Une reconstitution d’une chaîne de production de 2cv
Les scènes d’embauche prêtent maintenant à sourire, tant la différence d’avec aujourd’hui est grande. Mais ensuite, la reconstitution d’une chaîne de montage de 2cv impressionne par son ampleur et son réalisme. La production est arrêtée depuis longtemps, mais quelques pièces sortent encore des usines pour les réparations. L’équipe du film a investi un hangar des friches Michelin à Clermont-Ferrand, a récupéré quelques machines et des pièces de 2cv neuves ou d’occasion. La chaîne paraît presque trop propre, trop neuve. Mais elle transmet bien l’ambiance d’usine et toute l’exploitation des ouvriers que décrit Linhart dans son livre. L’enchaînement des gestes fait que le moindre retard à un poste entraîne un déficit de production de toute la chaîne, donc une perte de prime. Les relations humaines s’en ressentent, et Robert se fâche avec son binôme dès les premières minutes de travail.

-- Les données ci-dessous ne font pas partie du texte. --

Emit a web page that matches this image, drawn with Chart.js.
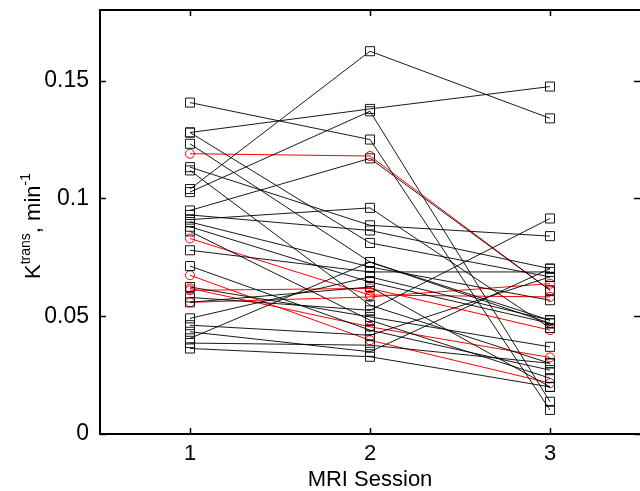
<!DOCTYPE html>
<html>
<head>
<meta charset="utf-8">
<script src="https://cdn.jsdelivr.net/npm/chart.js@4"></script>
<style>
  html, body { margin: 0; padding: 0; background: #fff; }
  #wrap { width: 640px; height: 491px; }
</style>
</head>
<body>
<div id="wrap"><canvas id="myChart" width="640" height="491"></canvas></div>
<script>
// MRI sessions on the x axis
const sessions = [1, 2, 3];
const yTicks = [0, 0.05, 0.1, 0.15];
const xTicks = [1, 2, 3];

// black subjects (square markers), value at session 1, 2, 3
const blackS1 = [0.1407, 0.128, 0.128, 0.1232, 0.1133, 0.1119, 0.104, 0.1027, 0.0949, 0.093, 0.091, 0.090, 0.088,
  0.086, 0.078, 0.0713, 0.0624, 0.058, 0.0559, 0.0491, 0.0462, 0.0434, 0.0406, 0.0386, 0.0363];
const blackS2 = [0.125, 0.138, 0.0811, 0.0730, 0.0886, 0.0547, 0.1625, 0.137, 0.117, 0.0864, 0.096, 0.0709, 0.0645,
  0.0483, 0.0688, 0.0441, 0.0497, 0.0525, 0.0624, 0.0667, 0.0419, 0.0349, 0.0730, 0.0377, 0.0328];
const blackS3 = [0.0102, 0.1475, 0.0667, 0.0483, 0.084, 0.030, 0.134, 0.0137, 0.061, 0.0702, 0.045, 0.0568, 0.047,
  0.0237, 0.0688, 0.0271, 0.037, 0.0915, 0.020, 0.0483, 0.0667, 0.0702, 0.047, 0.030, 0.020];

// red subjects (circle markers)
const redS1 = [0.119, 0.083, 0.0674, 0.0618, 0.0559, 0.061];
const redS2 = [0.118, 0.059, 0.0398, 0.0455, 0.0582, 0.0618];
const redS3 = [0.061, 0.0582, 0.0216, 0.0325, 0.0638, 0.0441];

const FONT = "'Liberation Sans', Arial, sans-serif";

function makeSet(a, b, c, color, style, r) {
  return {
    data: [a, b, c].map((v, i) => ({ x: sessions[i], y: v })),
    borderColor: color,
    borderWidth: 1,
    pointStyle: style,
    pointRadius: r,
    pointBorderColor: color,
    pointBorderWidth: 1,
    pointBackgroundColor: "rgba(0,0,0,0)",
    fill: false,
    tension: 0,
    clip: false,
  };
}

let sets = [];
for (let i = 0; i < blackS1.length; i++) {
  sets.push(makeSet(blackS1[i], blackS2[i], blackS3[i], "rgba(0,0,0,0.9)", "rect", 6.4));
}
for (let i = 0; i < redS1.length; i++) {
  sets.push(makeSet(redS1[i], redS2[i], redS3[i], "#ff0000", "circle", 4.5));
}

function noPad(scale) {
  scale.paddingTop = 0;
  scale.paddingBottom = 0;
  scale.paddingLeft = 0;
  scale.paddingRight = 0;
}

// box and inward ticks, matlab style
const framePlugin = {
  id: "frame",
  afterDraw(chart) {
    const ctx = chart.ctx;
    const a = chart.chartArea;
    const xs = chart.scales.x, ys = chart.scales.y;
    ctx.save();
    ctx.strokeStyle = "#000";
    ctx.lineWidth = 2;
    ctx.strokeRect(a.left, a.top, a.right - a.left + 1, a.bottom - a.top);
    ctx.lineWidth = 1.5;
    ctx.beginPath();
    xTicks.forEach((t) => {
      const px = Math.round(xs.getPixelForValue(t)) + 0.5;
      ctx.moveTo(px, a.bottom); ctx.lineTo(px, a.bottom - 6);
      ctx.moveTo(px, a.top); ctx.lineTo(px, a.top + 6);
    });
    yTicks.forEach((t) => {
      const py = Math.round(ys.getPixelForValue(t)) + 0.5;
      ctx.moveTo(a.left, py); ctx.lineTo(a.left + 6, py);
      ctx.moveTo(a.right, py); ctx.lineTo(a.right - 6, py);
    });
    ctx.stroke();

    // y title with superscripts
    const big = "22px " + FONT;
    const small = "14px " + FONT;
    const parts = [["K", big, 0], ["trans", small, -10], [",", big, 0], [" min", big, 0], ["-1", small, -10]];
    let total = 0;
    parts.forEach((p) => { ctx.font = p[1]; total += ctx.measureText(p[0]).width; });
    ctx.translate(40, (a.top + a.bottom) / 2 + 4);
    ctx.rotate(-Math.PI / 2);
    ctx.fillStyle = "#000";
    ctx.textBaseline = "alphabetic";
    let x = -total / 2;
    parts.forEach((p) => {
      ctx.font = p[1];
      ctx.fillText(p[0], x, p[2]);
      x += ctx.measureText(p[0]).width;
    });
    ctx.restore();
  },
};

const ctx = document.getElementById("myChart").getContext("2d");
const myChart = new Chart(ctx, {
  type: "line",
  data: { datasets: sets },
  options: {
    responsive: false,
    animation: false,
    layout: { autoPadding: false, padding: { top: 10, right: 0, left: 0, bottom: 0 } },
    plugins: { legend: { display: false }, tooltip: { enabled: false } },
    scales: {
      x: {
        type: "linear",
        min: 0.5,
        max: 3.5,
        afterBuildTicks(scale) { scale.ticks = xTicks.map((v) => ({ value: v })); },
        afterFit(scale) { scale.height = 57; noPad(scale); },
        grid: { display: false, drawTicks: false },
        border: { display: false },
        ticks: { color: "#000", padding: 7, font: { size: 22, family: FONT } },
        title: { display: true, text: "MRI Session", color: "#000", padding: { top: 0, bottom: -2 },
          font: { size: 22, family: FONT } },
      },
      y: {
        min: 0,
        max: 0.18,
        afterBuildTicks(scale) { scale.ticks = yTicks.map((v) => ({ value: v })); },
        afterFit(scale) { scale.width = 100; noPad(scale); },
        grid: { display: false, drawTicks: false },
        border: { display: false },
        ticks: { color: "#000", padding: 11, callback: (v) => String(v),
          font: { size: 23, family: FONT } },
      },
    },
  },
  plugins: [framePlugin],
});
</script>
</body>
</html>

Le patron Podalydès au milieu de l’atelier. Photo Karé Productions
Gokalp retrace toutes les tensions du monde ouvrier pendant l’année 68-69, cette terrible gueule de bois après le printemps de tous les espoirs. La direction de Citroën, en janvier 69, décide trois heures de travail supplémentaire par semaine pour le même salaire, pour compenser la perte des Accords de Grenelle signés le couteau sous la gorge en 68. Les luttes reprennent. Mais beaucoup d’ouvriers sont fatigués et ont besoin de sous. Tous les caractères, les différentes réponses, sont montrés, des résignés aux enragés, des politisés aux syndicalistes comme Klatzman/Gourmet. Et de l’autre côté, les sécurités mises en place par les patrons, qui mèneront quelques années plus tard à la mort de Pierre Overney devant l’usine Renault de Flins.
Le militantisme à la porte de l’usine. Photo Karé Productions
Robert ne pouvait pas cacher éternellement à ses compagnons ouvriers son niveau de vie, son appartement bourgeois et sa famille aisée. Il recueille chez lui pendant la grève début 69 plein d’ouvriers dans le besoin. Sa loyauté au monde ouvrier ira jusqu’au bout, qu’il atteint rapidement. Des problèmes de santé, physique comme mentale, l’obligent à arrêter l’expérience.
Mathias Gokalp a brillamment saisi la lourdeur du travail à la chaîne et ses conséquences sur la vie des ouvriers. Il met en avant la générosité de Robert, alors que la bourgeoisie de l’époque prenait ces infiltrés pour des fous. Pourtant, cette histoire est aussi celle d’un bourgeois qui découvre dans sa chair la rudesse du monde de l’usine. Mais qui a le mérite de faire sans se contenter de penser. Mathias Gokalp réussit un très beau regard en biais sur mai 68.